**Instructions to follow:** Set down all of the data that follows word for word, without the images.

**Data section:**

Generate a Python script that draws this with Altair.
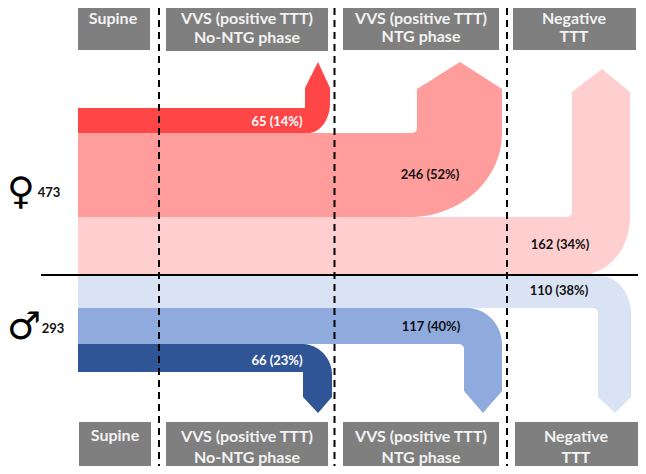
import math
import altair as alt
import pandas as pd

# flow labels and colours
FLOW_NAMES = ["F1", "F2", "F3", "M1", "M2", "M3"]
FLOW_COLORS = ["#ff4646", "#ff9c9c", "#ffcfcf", "#dae3f3", "#8faadc", "#2f5597"]
# band edges
FLOW_INNER = [108, 133, 217, 308, 344, 372]
FLOW_OUTER = [133, 217, 275, 276, 308, 344]
FLOW_TURN = [305, 417, 572, 598, 464, 303]
FLOW_FILLET = [0, 5, 5, 5, 5, 0]
FLOW_SHOULDER = [88, 89, 92, 397, 391, 397]
FLOW_TIP_X = [318, 460, 602, 615, 483, 318]
FLOW_TIP_Y = [62, 62, 69, 413, 413, 413]
FLOW_RIGHT = [330, 502, 630, 631, 502, 332]
FLOW_ARC_X = [308, 410, 580, 600, 467, 302]
FLOW_ARC_Y = [103, 133, 217, 314, 345, 375]
FLOW_START = 78

# headers
HEAD_LABELS = ["Supine", "VVS (positive TTT)", "No-NTG phase", "VVS (positive TTT)", "NTG phase", "Negative", "TTT"]
HEAD_X = [113, 247, 247, 421, 421, 574, 574]
HEAD_Y = [19, 19, 38, 19, 37, 19, 37]
FOOT_X = [115, 247, 247, 421, 421, 576, 576]
FOOT_Y = [436, 437, 458, 437, 458, 437, 458]
BOX_X = [78, 166, 343, 513, 79, 166, 343, 515]
BOX_X2 = [150, 328, 499, 636, 151, 328, 499, 638]
BOX_Y = [2, 3, 3, 3, 422, 422, 422, 422]
BOX_Y2 = [50, 51, 50, 50, 470, 470, 470, 470]

# flow labels
DARK_LABELS = ["246 (52%)", "162 (34%)", "110 (38%)", "117 (40%)"]
DARK_X = [430, 560, 559, 431]
DARK_Y = [175, 245, 291, 327]
LIGHT_LABELS = ["65 (14%)", "66 (23%)"]
LIGHT_X = [277, 277]
LIGHT_Y = [122, 361]
TOTAL_LABELS = ["473", "293"]
TOTAL_X = [49, 53]
TOTAL_Y = [193, 329]
SYMBOLS = ["\u2640", "\u2642"]
SYMBOL_X = [21, 24]
SYMBOL_Y = [193, 328]

DASH_X = [159, 334.5, 507]
DASH_TOP = 0
DASH_BOTTOM = 470
LINE_Y = 275
LINE_X = [41, 645]


def outline(k):
    yi, yo, xj, f = FLOW_INNER[k], FLOW_OUTER[k], FLOW_TURN[k], FLOW_FILLET[k]
    ya, xp, yp, xr = FLOW_SHOULDER[k], FLOW_TIP_X[k], FLOW_TIP_Y[k], FLOW_RIGHT[k]
    xs, yc = FLOW_ARC_X[k], FLOW_ARC_Y[k]
    d = 1 if ya > yi else -1
    rx = xr - xs

    def outer(x):
        if x <= xs:
            return yo
        u = min(1.0, (x - xs) / rx)
        return yc + (yo - yc) * math.sqrt(1 - u * u)

    def inner_before(x):
        if f == 0 or x <= xj - f:
            return yi
        u = min(1.0, (x - (xj - f)) / f)
        return yi + d * f * (1 - math.sqrt(1 - u * u))

    def inner_after(x):
        if x <= xp:
            return ya + (yp - ya) * (x - xj) / (xp - xj)
        return yp + (ya - yp) * (x - xp) / (xr - xp)

    xs_all = {float(FLOW_START), float(xj), float(xp), float(xr), float(xs)}
    for i in range(1, 24):
        t = i / 24 * math.pi / 2
        xs_all.add(xs + rx * math.sin(t))
    if f:
        for i in range(0, 7):
            xs_all.add(xj - f + f * math.sin(i / 6 * math.pi / 2))
    rows = []
    for x in sorted(xs_all):
        if x <= xj:
            rows.append((x, inner_before(x), outer(x)))
        if x >= xj:
            rows.append((x, inner_after(x), outer(x)))
    return [{"flow": FLOW_NAMES[k], "x": r[0], "y": r[1], "y2": r[2]} for r in rows]


flows = pd.DataFrame([row for k in range(6) for row in outline(k)])

W, H = 630, 458
xs = alt.Scale(domain=[8, 638], clamp=True)
ys = alt.Scale(domain=[466, 8], clamp=True)


def X(f="x"):
    return alt.X(f"{f}:Q", scale=xs, axis=None)


def Y(f="y"):
    return alt.Y(f"{f}:Q", scale=ys, axis=None)


FONT = "Lato"

area = alt.Chart(flows).mark_area(interpolate="linear").encode(
    x=X(),
    y=Y(),
    y2="y2:Q",
    color=alt.Color("flow:N", scale=alt.Scale(domain=FLOW_NAMES, range=FLOW_COLORS), legend=None),
)

boxes = alt.Chart(pd.DataFrame({"x": BOX_X, "x2": BOX_X2, "y": BOX_Y, "y2": BOX_Y2})).mark_rect(color="#7f7f7f").encode(
    x=X(), x2="x2:Q", y=Y(), y2="y2:Q"
)

dashes = alt.Chart(pd.DataFrame({"x": DASH_X, "y": [DASH_TOP] * 3, "y2": [DASH_BOTTOM] * 3})).mark_rule(
    color="black", strokeWidth=2, strokeDash=[7, 5]
).encode(x=X(), y=Y(), y2="y2:Q")

hline = alt.Chart(pd.DataFrame({"x": [LINE_X[0]], "x2": [LINE_X[1]], "y": [LINE_Y]})).mark_rule(
    color="black", strokeWidth=2
).encode(x=X(), x2="x2:Q", y=Y())


def texts(labels, x, y, color, size, font=FONT, weight="bold"):
    return alt.Chart(pd.DataFrame({"t": labels, "x": x, "y": y})).mark_text(
        color=color, fontSize=size, font=font, fontWeight=weight, align="center", baseline="middle"
    ).encode(x=X(), y=Y(), text="t:N")


chart = alt.layer(
    area,
    boxes,
    hline,
    dashes,
    texts(HEAD_LABELS, HEAD_X, HEAD_Y, "#f2f2f2", 16),
    texts(HEAD_LABELS, FOOT_X, FOOT_Y, "#f2f2f2", 16),
    texts(DARK_LABELS, DARK_X, DARK_Y, "#111111", 13),
    texts(LIGHT_LABELS, LIGHT_X, LIGHT_Y, "#ffffff", 13),
    texts(TOTAL_LABELS, TOTAL_X, TOTAL_Y, "#111111", 13),
    texts(SYMBOLS, SYMBOL_X, SYMBOL_Y, "black", 38, font="DejaVu Sans", weight="normal"),
).properties(
    width=W,
    height=H,
    padding=0,
    autosize=alt.AutoSizeParams(type="none"),
).configure_view(stroke=None)

chart.save("out.html", embed_options={"renderer": "svg", "actions": False})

**The result:**
Generate a Python script that draws this with Altair.
import math
import altair as alt
import pandas as pd

# flow labels and colours
FLOW_NAMES = ["F1", "F2", "F3", "M1", "M2", "M3"]
FLOW_COLORS = ["#ff4646", "#ff9c9c", "#ffcfcf", "#dae3f3", "#8faadc", "#2f5597"]
# band edges
FLOW_INNER = [108, 133, 217, 308, 344, 372]
FLOW_OUTER = [133, 217, 275, 276, 308, 344]
FLOW_TURN = [305, 417, 572, 598, 464, 303]
FLOW_FILLET = [0, 5, 5, 5, 5, 0]
FLOW_SHOULDER = [88, 89, 92, 397, 391, 397]
FLOW_TIP_X = [318, 460, 602, 615, 483, 318]
FLOW_TIP_Y = [62, 62, 69, 413, 413, 413]
FLOW_RIGHT = [330, 502, 630, 631, 502, 332]
FLOW_ARC_X = [308, 410, 580, 600, 467, 302]
FLOW_ARC_Y = [103, 133, 217, 314, 345, 375]
FLOW_START = 78

# headers
HEAD_LABELS = ["Supine", "VVS (positive TTT)", "No-NTG phase", "VVS (positive TTT)", "NTG phase", "Negative", "TTT"]
HEAD_X = [113, 247, 247, 421, 421, 574, 574]
HEAD_Y = [19, 19, 38, 19, 37, 19, 37]
FOOT_X = [115, 247, 247, 421, 421, 576, 576]
FOOT_Y = [436, 437, 458, 437, 458, 437, 458]
BOX_X = [78, 166, 343, 513, 79, 166, 343, 515]
BOX_X2 = [150, 328, 499, 636, 151, 328, 499, 638]
BOX_Y = [2, 3, 3, 3, 422, 422, 422, 422]
BOX_Y2 = [50, 51, 50, 50, 470, 470, 470, 470]

# flow labels
DARK_LABELS = ["246 (52%)", "162 (34%)", "110 (38%)", "117 (40%)"]
DARK_X = [430, 560, 559, 431]
DARK_Y = [175, 245, 291, 327]
LIGHT_LABELS = ["65 (14%)", "66 (23%)"]
LIGHT_X = [277, 277]
LIGHT_Y = [122, 361]
TOTAL_LABELS = ["473", "293"]
TOTAL_X = [49, 53]
TOTAL_Y = [193, 329]
SYMBOLS = ["\u2640", "\u2642"]
SYMBOL_X = [21, 24]
SYMBOL_Y = [193, 328]

DASH_X = [159, 334.5, 507]
DASH_TOP = 0
DASH_BOTTOM = 470
LINE_Y = 275
LINE_X = [41, 645]


def outline(k):
    yi, yo, xj, f = FLOW_INNER[k], FLOW_OUTER[k], FLOW_TURN[k], FLOW_FILLET[k]
    ya, xp, yp, xr = FLOW_SHOULDER[k], FLOW_TIP_X[k], FLOW_TIP_Y[k], FLOW_RIGHT[k]
    xs, yc = FLOW_ARC_X[k], FLOW_ARC_Y[k]
    d = 1 if ya > yi else -1
    rx = xr - xs

    def outer(x):
        if x <= xs:
            return yo
        u = min(1.0, (x - xs) / rx)
        return yc + (yo - yc) * math.sqrt(1 - u * u)

    def inner_before(x):
        if f == 0 or x <= xj - f:
            return yi
        u = min(1.0, (x - (xj - f)) / f)
        return yi + d * f * (1 - math.sqrt(1 - u * u))

    def inner_after(x):
        if x <= xp:
            return ya + (yp - ya) * (x - xj) / (xp - xj)
        return yp + (ya - yp) * (x - xp) / (xr - xp)

    xs_all = {float(FLOW_START), float(xj), float(xp), float(xr), float(xs)}
    for i in range(1, 24):
        t = i / 24 * math.pi / 2
        xs_all.add(xs + rx * math.sin(t))
    if f:
        for i in range(0, 7):
            xs_all.add(xj - f + f * math.sin(i / 6 * math.pi / 2))
    rows = []
    for x in sorted(xs_all):
        if x <= xj:
            rows.append((x, inner_before(x), outer(x)))
        if x >= xj:
            rows.append((x, inner_after(x), outer(x)))
    return [{"flow": FLOW_NAMES[k], "x": r[0], "y": r[1], "y2": r[2]} for r in rows]


flows = pd.DataFrame([row for k in range(6) for row in outline(k)])

W, H = 630, 458
xs = alt.Scale(domain=[8, 638], clamp=True)
ys = alt.Scale(domain=[466, 8], clamp=True)


def X(f="x"):
    return alt.X(f"{f}:Q", scale=xs, axis=None)


def Y(f="y"):
    return alt.Y(f"{f}:Q", scale=ys, axis=None)


FONT = "Lato"

area = alt.Chart(flows).mark_area(interpolate="linear").encode(
    x=X(),
    y=Y(),
    y2="y2:Q",
    color=alt.Color("flow:N", scale=alt.Scale(domain=FLOW_NAMES, range=FLOW_COLORS), legend=None),
)

boxes = alt.Chart(pd.DataFrame({"x": BOX_X, "x2": BOX_X2, "y": BOX_Y, "y2": BOX_Y2})).mark_rect(color="#7f7f7f").encode(
    x=X(), x2="x2:Q", y=Y(), y2="y2:Q"
)

dashes = alt.Chart(pd.DataFrame({"x": DASH_X, "y": [DASH_TOP] * 3, "y2": [DASH_BOTTOM] * 3})).mark_rule(
    color="black", strokeWidth=2, strokeDash=[7, 5]
).encode(x=X(), y=Y(), y2="y2:Q")

hline = alt.Chart(pd.DataFrame({"x": [LINE_X[0]], "x2": [LINE_X[1]], "y": [LINE_Y]})).mark_rule(
    color="black", strokeWidth=2
).encode(x=X(), x2="x2:Q", y=Y())


def texts(labels, x, y, color, size, font=FONT, weight="bold"):
    return alt.Chart(pd.DataFrame({"t": labels, "x": x, "y": y})).mark_text(
        color=color, fontSize=size, font=font, fontWeight=weight, align="center", baseline="middle"
    ).encode(x=X(), y=Y(), text="t:N")


chart = alt.layer(
    area,
    boxes,
    hline,
    dashes,
    texts(HEAD_LABELS, HEAD_X, HEAD_Y, "#f2f2f2", 16),
    texts(HEAD_LABELS, FOOT_X, FOOT_Y, "#f2f2f2", 16),
    texts(DARK_LABELS, DARK_X, DARK_Y, "#111111", 13),
    texts(LIGHT_LABELS, LIGHT_X, LIGHT_Y, "#ffffff", 13),
    texts(TOTAL_LABELS, TOTAL_X, TOTAL_Y, "#111111", 13),
    texts(SYMBOLS, SYMBOL_X, SYMBOL_Y, "black", 38, font="DejaVu Sans", weight="normal"),
).properties(
    width=W,
    height=H,
    padding=0,
    autosize=alt.AutoSizeParams(type="none"),
).configure_view(stroke=None)

chart.save("out.html", embed_options={"renderer": "svg", "actions": False})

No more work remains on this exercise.